Police cracked down on a series of opposition protest marches this year, beating some demonstrators and detaining hundreds.
Opposition forces say Putin is strangling democracy through an array of measures to centralise power and increase the influence of large political parties such as his allied United Russia party, which dominates the Russian parliament.
But Putin, in his speech, said it was part of “a revolutionary step modernising the elections system … [it will] help the opposition widen its representation”.
Housing offensive
Putin also promised the “second, large-scale electrification of the country”. The first was launched by Vladimir Lenin in 1920.
“By 2020 we must boost power-generation in Russia by two-thirds.
“To achieve that the state and private-sector firms will invest 12 trillion roubles ($467bn).”
Russia will build 26 nuclear power plants over the next 12 years.
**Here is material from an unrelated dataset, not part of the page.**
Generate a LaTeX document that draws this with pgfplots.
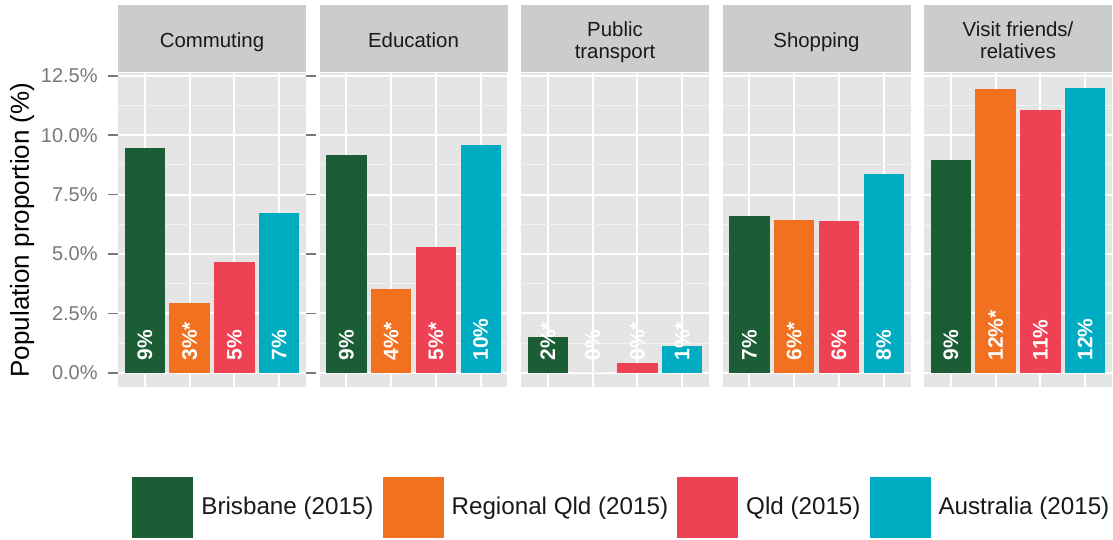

Hydro-power, roads, rail, ports and airports will all get money, as will a new system of canals to link the Volga and Don rivers, thus facilitating exports from Caspian Sea states.
Canal building was a particular obsession of Josef Stalin and claimed the lives of thousands of forced labourers, but this time around Putin said he wanted business to do the work, with state cash serving as a “catalyst”.
And, in a nod to Nikita Khrushchev’s 1950s drive to build the apartment blocks that still dot Russian cities, Putin vowed to speed housing construction to 100-130 million square metres per year from the 80 million now planned.
Putin said: “It would be great to build no less than one square metre of housing for each citizen of Russia.” The population of Russia, the world’s largest country by area, is 142 million.
Tim Ash, emerging markets economist at Bear Stearns, said: “A lot of emphasis was placed on progress in rebuilding Russia as a great power.”